To learn, it’s critical that you put aside your ego and to admit that you don’t know it all, that you need help, that you have much to learn no matter how much success you’ve enjoyed. As the Greek philosopher Epictetus said, “It is impossible to learn that which one thinks one already knows.”
Continuing to learn your craft, your trade, your profession, is crucial no matter where you’re at in your writing career. Because if you’re human, you can never “know” it all. You can never, ever reach your very best because you can always be better. And you can’t grow and learn if you’re too self-assured, too arrogant or too fearful to admit your weaknesses and to ask questions.
As writers, we must learn to accept feedback, even when it’s not glowing feedback. Especially when it’s not glowing feedback, because that’s how we learn. Ego and fear will be defensive and not accept feedback and will not want to learn.

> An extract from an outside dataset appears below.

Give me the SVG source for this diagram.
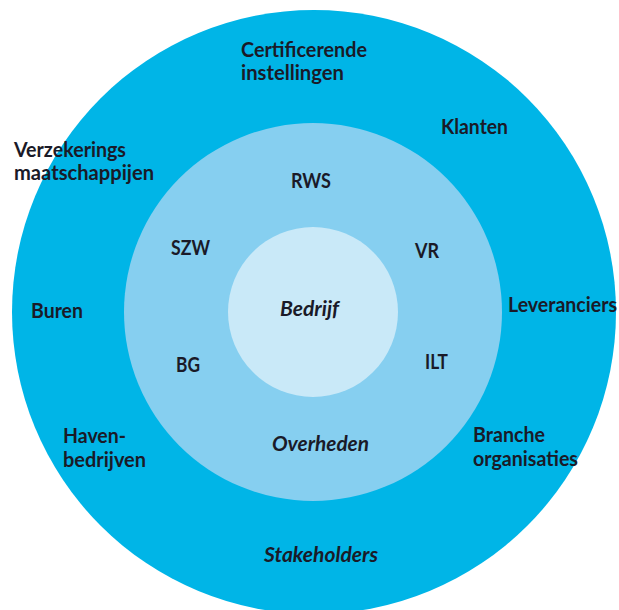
<svg xmlns="http://www.w3.org/2000/svg" width="619" height="610" viewBox="0 0 619 610">
<style>
text{font-family:Lato,"Open Sans","Liberation Sans",sans-serif;font-weight:bold;font-size:20px;fill:#1a1a28}
.i{font-style:italic}
</style>
<rect width="619" height="610" fill="#ffffff"/>
<g id="stakeholders">
<circle cx="314" cy="312" r="302" fill="#00b5e7"/>
<text x="264" y="562" class="i" textLength="114" lengthAdjust="spacingAndGlyphs">Stakeholders</text>
</g>
<g id="overheden">
<circle cx="313" cy="312" r="189" fill="#86cff0"/>
<text x="272" y="451" class="i" textLength="97" lengthAdjust="spacingAndGlyphs">Overheden</text>
</g>
<g id="bedrijf">
<circle cx="313" cy="312" r="85" fill="#c9e9f8"/>
<text x="280" y="316" class="i" textLength="59" lengthAdjust="spacingAndGlyphs">Bedrijf</text>
</g>
<g id="certificerende">
<text x="241" y="57" textLength="126" lengthAdjust="spacingAndGlyphs">Certificerende</text>
<text x="241" y="80" textLength="103" lengthAdjust="spacingAndGlyphs">instellingen</text>
</g>
<g id="klanten"><text x="441" y="134" textLength="67" lengthAdjust="spacingAndGlyphs">Klanten</text></g>
<g id="verzekerings">
<text x="14" y="157" textLength="112" lengthAdjust="spacingAndGlyphs">Verzekerings</text>
<text x="14" y="180" textLength="140" lengthAdjust="spacingAndGlyphs">maatschappijen</text>
</g>
<g id="buren"><text x="31" y="318" textLength="52" lengthAdjust="spacingAndGlyphs">Buren</text></g>
<g id="leveranciers"><text x="508" y="312" textLength="109" lengthAdjust="spacingAndGlyphs">Leveranciers</text></g>
<g id="havenbedrijven">
<text x="63" y="443" textLength="63" lengthAdjust="spacingAndGlyphs">Haven-</text>
<text x="63" y="467" textLength="83" lengthAdjust="spacingAndGlyphs">bedrijven</text>
</g>
<g id="branche">
<text x="473" y="442" textLength="72" lengthAdjust="spacingAndGlyphs">Branche</text>
<text x="473" y="466" textLength="105" lengthAdjust="spacingAndGlyphs">organisaties</text>
</g>
<g id="rws"><text x="291" y="188" textLength="40" lengthAdjust="spacingAndGlyphs">RWS</text></g>
<g id="szw"><text x="171" y="255" textLength="39" lengthAdjust="spacingAndGlyphs">SZW</text></g>
<g id="vr"><text x="415" y="258" textLength="24" lengthAdjust="spacingAndGlyphs">VR</text></g>
<g id="bg"><text x="176" y="372" textLength="24" lengthAdjust="spacingAndGlyphs">BG</text></g>
<g id="ilt"><text x="425" y="369" textLength="23" lengthAdjust="spacingAndGlyphs">ILT</text></g>
<g id="connectors"></g>
</svg>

Ego and fear will say, “You’re already great, so it must be everyone else’s fault if you’re not successful.”
We all want to be good at the things we love to do. And let’s face it, who doesn’t want the accolades and affirmation and adulation of being a successful writer? But first, we must learn the fine art of humility. Which means we must forever be willing to be students.
Writers, remind yourself that you’ve not reached the pinnacle and never truly will (because there’s no such thing), but you’re better today than you were yesterday and yesterday you were better than you were the day before that and tomorrow you will be better than you are now. Each day, you’re growing and learning and improving. And at the end of the day, that’s really all we can do.